[TASK DESCRIPTION] Repeat what the lines below say, word for word, and skip every image.
---------- DATA SECTION
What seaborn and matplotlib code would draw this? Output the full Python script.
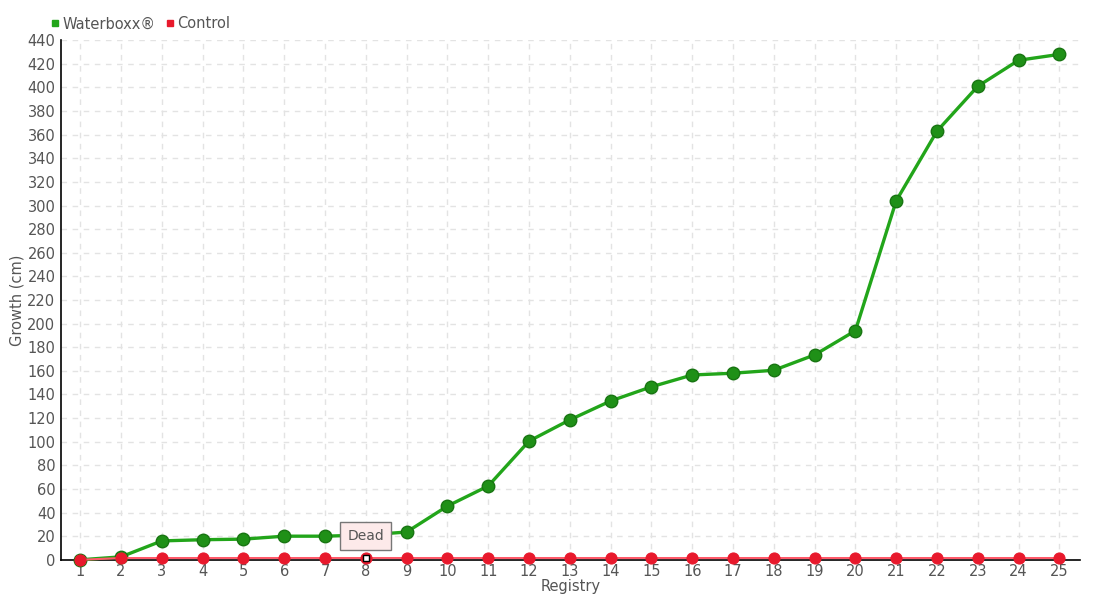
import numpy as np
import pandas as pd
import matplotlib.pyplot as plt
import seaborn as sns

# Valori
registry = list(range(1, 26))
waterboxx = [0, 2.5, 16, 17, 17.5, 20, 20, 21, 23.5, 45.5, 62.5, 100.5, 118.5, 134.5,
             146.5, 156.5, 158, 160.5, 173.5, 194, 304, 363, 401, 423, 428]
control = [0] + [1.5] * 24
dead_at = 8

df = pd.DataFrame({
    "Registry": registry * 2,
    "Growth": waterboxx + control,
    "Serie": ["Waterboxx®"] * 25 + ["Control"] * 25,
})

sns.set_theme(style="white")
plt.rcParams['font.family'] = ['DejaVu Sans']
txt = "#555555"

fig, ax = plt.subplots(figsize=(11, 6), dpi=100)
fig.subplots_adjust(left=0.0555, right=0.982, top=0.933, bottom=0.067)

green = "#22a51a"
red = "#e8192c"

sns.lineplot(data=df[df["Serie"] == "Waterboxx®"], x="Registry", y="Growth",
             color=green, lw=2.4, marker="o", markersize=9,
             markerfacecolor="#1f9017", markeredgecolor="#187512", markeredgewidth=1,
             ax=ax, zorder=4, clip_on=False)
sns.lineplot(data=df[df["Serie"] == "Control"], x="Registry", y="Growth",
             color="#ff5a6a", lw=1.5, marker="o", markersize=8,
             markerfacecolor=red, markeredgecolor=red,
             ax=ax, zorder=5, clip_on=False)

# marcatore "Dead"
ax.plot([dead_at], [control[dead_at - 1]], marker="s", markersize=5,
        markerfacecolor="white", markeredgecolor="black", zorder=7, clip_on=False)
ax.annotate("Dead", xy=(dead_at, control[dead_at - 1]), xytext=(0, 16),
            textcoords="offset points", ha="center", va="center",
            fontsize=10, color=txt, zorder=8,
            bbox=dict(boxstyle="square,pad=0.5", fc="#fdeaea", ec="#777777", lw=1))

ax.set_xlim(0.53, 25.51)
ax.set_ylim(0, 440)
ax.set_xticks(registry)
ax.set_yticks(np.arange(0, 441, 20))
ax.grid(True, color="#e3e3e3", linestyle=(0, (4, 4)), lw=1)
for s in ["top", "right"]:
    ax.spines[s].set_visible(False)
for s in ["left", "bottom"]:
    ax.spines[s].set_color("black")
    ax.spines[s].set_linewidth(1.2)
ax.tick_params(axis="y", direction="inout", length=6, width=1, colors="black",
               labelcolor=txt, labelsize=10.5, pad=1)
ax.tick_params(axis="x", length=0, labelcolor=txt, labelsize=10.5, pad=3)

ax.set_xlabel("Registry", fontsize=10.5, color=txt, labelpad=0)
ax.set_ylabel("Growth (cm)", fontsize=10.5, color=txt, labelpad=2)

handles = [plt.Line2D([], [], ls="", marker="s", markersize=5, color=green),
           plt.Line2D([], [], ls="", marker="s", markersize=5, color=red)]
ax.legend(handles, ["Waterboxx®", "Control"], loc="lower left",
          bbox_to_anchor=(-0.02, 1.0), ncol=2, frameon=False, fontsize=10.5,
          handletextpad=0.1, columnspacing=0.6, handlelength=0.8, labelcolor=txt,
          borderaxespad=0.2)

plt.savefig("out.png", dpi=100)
--------------------
[THE ANSWER]
What seaborn and matplotlib code would draw this? Output the full Python script.
import numpy as np
import pandas as pd
import matplotlib.pyplot as plt
import seaborn as sns

# Valori
registry = list(range(1, 26))
waterboxx = [0, 2.5, 16, 17, 17.5, 20, 20, 21, 23.5, 45.5, 62.5, 100.5, 118.5, 134.5,
             146.5, 156.5, 158, 160.5, 173.5, 194, 304, 363, 401, 423, 428]
control = [0] + [1.5] * 24
dead_at = 8

df = pd.DataFrame({
    "Registry": registry * 2,
    "Growth": waterboxx + control,
    "Serie": ["Waterboxx®"] * 25 + ["Control"] * 25,
})

sns.set_theme(style="white")
plt.rcParams['font.family'] = ['DejaVu Sans']
txt = "#555555"

fig, ax = plt.subplots(figsize=(11, 6), dpi=100)
fig.subplots_adjust(left=0.0555, right=0.982, top=0.933, bottom=0.067)

green = "#22a51a"
red = "#e8192c"

sns.lineplot(data=df[df["Serie"] == "Waterboxx®"], x="Registry", y="Growth",
             color=green, lw=2.4, marker="o", markersize=9,
             markerfacecolor="#1f9017", markeredgecolor="#187512", markeredgewidth=1,
             ax=ax, zorder=4, clip_on=False)
sns.lineplot(data=df[df["Serie"] == "Control"], x="Registry", y="Growth",
             color="#ff5a6a", lw=1.5, marker="o", markersize=8,
             markerfacecolor=red, markeredgecolor=red,
             ax=ax, zorder=5, clip_on=False)

# marcatore "Dead"
ax.plot([dead_at], [control[dead_at - 1]], marker="s", markersize=5,
        markerfacecolor="white", markeredgecolor="black", zorder=7, clip_on=False)
ax.annotate("Dead", xy=(dead_at, control[dead_at - 1]), xytext=(0, 16),
            textcoords="offset points", ha="center", va="center",
            fontsize=10, color=txt, zorder=8,
            bbox=dict(boxstyle="square,pad=0.5", fc="#fdeaea", ec="#777777", lw=1))

ax.set_xlim(0.53, 25.51)
ax.set_ylim(0, 440)
ax.set_xticks(registry)
ax.set_yticks(np.arange(0, 441, 20))
ax.grid(True, color="#e3e3e3", linestyle=(0, (4, 4)), lw=1)
for s in ["top", "right"]:
    ax.spines[s].set_visible(False)
for s in ["left", "bottom"]:
    ax.spines[s].set_color("black")
    ax.spines[s].set_linewidth(1.2)
ax.tick_params(axis="y", direction="inout", length=6, width=1, colors="black",
               labelcolor=txt, labelsize=10.5, pad=1)
ax.tick_params(axis="x", length=0, labelcolor=txt, labelsize=10.5, pad=3)

ax.set_xlabel("Registry", fontsize=10.5, color=txt, labelpad=0)
ax.set_ylabel("Growth (cm)", fontsize=10.5, color=txt, labelpad=2)

handles = [plt.Line2D([], [], ls="", marker="s", markersize=5, color=green),
           plt.Line2D([], [], ls="", marker="s", markersize=5, color=red)]
ax.legend(handles, ["Waterboxx®", "Control"], loc="lower left",
          bbox_to_anchor=(-0.02, 1.0), ncol=2, frameon=False, fontsize=10.5,
          handletextpad=0.1, columnspacing=0.6, handlelength=0.8, labelcolor=txt,
          borderaxespad=0.2)

plt.savefig("out.png", dpi=100)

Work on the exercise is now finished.